Mobbing geht uns alle etwas an. Wenn wir wegsehen, machen wir uns zu Mittätern. Falls ihr jemals eine derartige Situation mitbekommen solltet, helft dem Opfer – ihr könntet die einzigen sein, die es tun (sofern ihr euch dabei nicht selbst in Gefahr begebt). Jeder kann helfen – und das kann Leben retten. Gemeinsam gegen Mobbing!
Ein Wort. Ein Satz. Aus einem wurden zwei, dann drei. Bis man sie nicht mehr zählen konnte. Eingebrannt – die hinterlassenen Stellen schwarz. Flecken auf der Seele, die unbrauchbar machen. Nicht deine Schuld, du warst noch so klein.
Beiläufig wurdest du geformt – jeden Tag, Stück für Stück. Anfangs war es noch zu ertragen – die anderen lachten über dich und du lachtest mit ihnen. Hast das alles für einen Spaß gehalten. Doch aus Spaß wurde Ernst. Die Abwertungen und Beleidigungen wurden mehr, lauerten an jeder Ecke. Du konntest dich nicht wehren. Was hättest du auch tun sollen?
Den Kopf eingezogen gingst du durch die Straßen, über den Schulhof, durch das Büro. Ein schüchterner Blick zur Seite – verstohlene Blicke und tuscheln. Sie reden über dich. Wie du aussiehst. Wie du riechst. Wie du deine Aufgaben machst. Es ist nicht gut genug. Du bist nicht gut genug – und wirst es nie sein.
Langsam sickern die Worte durch dein Gehirn. Du willst das alles nicht wahr haben. Warum du? Warum lassen sie dich nicht in Ruhe? Du hast ihnen nichts getan. Du tust, was von dir verlangt wird, bist stets freundlich und machst deine Aufgaben gewissenhaft. Das stimmt nicht, was sie sagen. Du bist nicht zu dick, oder zu dünn, oder hässlich, oder stinkst. Es stimmt nicht, dass dich niemand liebt. Dein Papa ist nicht wegen dir gegangen und dass du kaum Freunde hast, weil sich alle vor dir ekeln, ist auch nicht wahr.

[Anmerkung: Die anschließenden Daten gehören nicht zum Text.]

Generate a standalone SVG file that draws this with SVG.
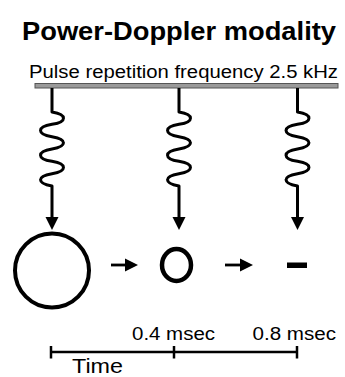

So viel prasselt auf dich ein, du kannst dich nicht davor schützen. Wie Gift verseuchen die Worte deinen Verstand. Parasiten, die dich glauben machen, dass sie vielleicht doch Recht haben könnten. So viele von ihnen reden schlecht von dir, also muss es doch wahr sein – oder? So viele Menschen, egal ob klein oder groß, können sich doch nicht irren – oder? Ich bin nicht schlecht – oder?
Langsam werden ihre Gedanken und Worte zu deinen. Jeden einzelnen Tag bist du ihnen ausgesetzt. Anfangs waren es nur Worte, nur ein kindliches Spiel. Man ärgert sich doch ab und zu, alles halb so schlimm. Doch was wie ein Spiel begann, wurde zum Kampf ums Überleben. Den einen Schlag verkraftest du schon, den Tritt steckst du locker weg. Die Dinge, die sie dir gestohlen und zerstört haben kann man ersetzen. Ich war ungeschickt, Mama, es tut mir leid.
Du nimmst die Schuld auf dich. Umso lauter die Welt um dich herum wird, desto stiller wirst du selbst. Mit Bauchschmerzen und Angst zwingst du dich zur Schule zu gehen, zur Arbeit, zum Sport. Sie werden bald aufhören, irgendwann hören sie auf, weil es ihnen langweilig wird. Nur einen weiteren Tag überstehen – an nichts anderes kannst du denken.
Aber sie hörten nicht auf. Es wurde immer schlimmer. Worte reichten nicht mehr aus um dich zu peinigen. Sie attackierten dich; bissen, schlugen, traten, kratzten und begnügten sich mit deinem Eigentum. Du warst ihr Spielzeug – und niemand hat dir geholfen. Du warst allein. Schutzlos ausgeliefert vor den nächsten Angriffen. Der Alltag wurde zur Qual. Sobald du eine Möglichkeit gefunden hattest, irgendwie daheim bleiben zu können, hast du diese genutzt.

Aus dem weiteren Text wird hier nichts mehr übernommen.